We know that it can be frustrating, or even embarrassing when your toddler refuses to share their children’s toys. However, when encouraging sharing, it’s essential to keep in mind that this is a concept far beyond the grasp of most toddlers – it’s not even entirely in their ability to do so below the age of around 3 or 4 years old. By motivating and setting stellar examples, you can help your little one share their children’s toys with others, ever-so-naturally.
Now that we understand the basic concept, we can dive into how to encourage sharing in toddlers.
Tips to Help In Teaching Sharing to Toddlers
As soon as your child hits the age of 5, you can start to set higher expectations. At this stage in their life, children start becoming more capable of establishing a different point of view. This means that you’re able to make your child feel for others. For instance, you can ask them how they would feel if their friends hogged all the toys and didn’t want to share them. While this has absolutely no meaning to a three-year-old, those older will definitely take on a different perspective.
Until that age, however, it won’t hurt to take the first step into teaching sharing to toddlers. After all, everyone has to start somewhere, right?
Start Young – Teach Sharing to Toddlers
Starting young can have a significant impact on your child’s development. From the moment your little one is able to grasp an object, you can begin to teach sharing by passing your child’s toy back and forth. The first step in encouraging sharing is learning how to take turns.
Become a stellar role model. Instil the practice of sharing things with your child, and try to make it as fun as you possibly can.
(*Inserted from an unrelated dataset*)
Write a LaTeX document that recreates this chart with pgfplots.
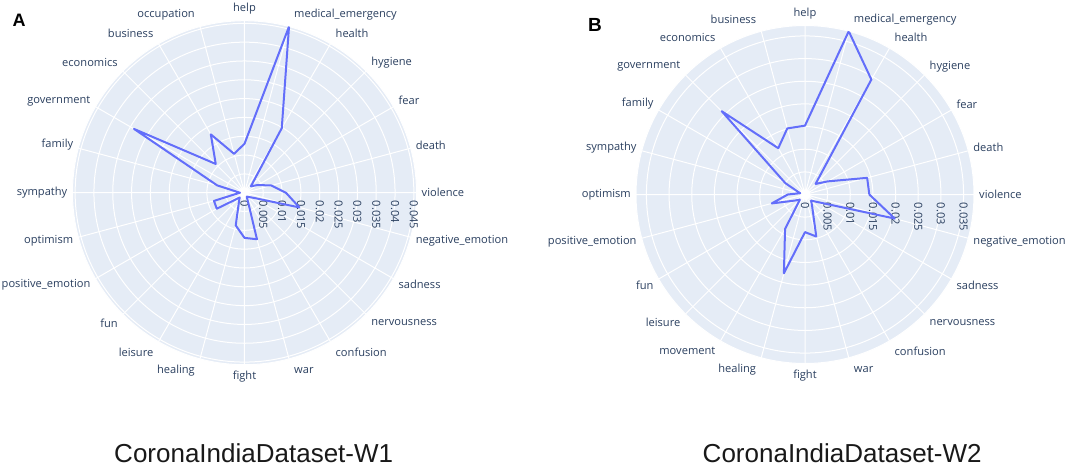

Share an ice cream cone, share a couch for a cuddle, share the TV as you watch a fun movie together – all of this will set an example.
When a young child feels threatened, they tend to respond in an aggressive manner. For instance, when a friend tries to steal their toy. They’ll begin hitting, throwing, grabbing, and maybe even shouting. While this kind of behaviour is perfectly normal, it’s crucial for you to jump in and calm the situation down. Use a low voice, and tell your child that this isn’t the right way to act. We know that this situation may be frustrating, but try your best to always instil a calm authority.
Play Cooperative Games
Try to choose games that don’t include a single winner. Instil the idea of working together as a team to accomplish a goal. Of course, while competition isn’t necessarily a bad thing; it’s not entirely appropriate for those younger than three years old.
Set a Timer
Grab your phone and set a timer of five minutes. When it rings, your child will know that it’s their turn to give the toy to their friend. Once the timer rings again, the children’s toy will be passed back, and so on. In this, your little one learns that giving something away doesn’t necessarily mean that it’s gone forever.
Use Descriptive Praise
When you see your child sharing, praise them to your heart’s content – but try to stay away from vague phrases. Saying things like ”You’re so good!” are great, but it doesn’t encourage your child to see things from a different perspective. Instead of this, you can say something like ”Did you see the smile on your friend’s face when you gave him your toy? He loved that, didn’t he?” Ultimately, this draws attention to what your child did, and will encourage them to do it more often.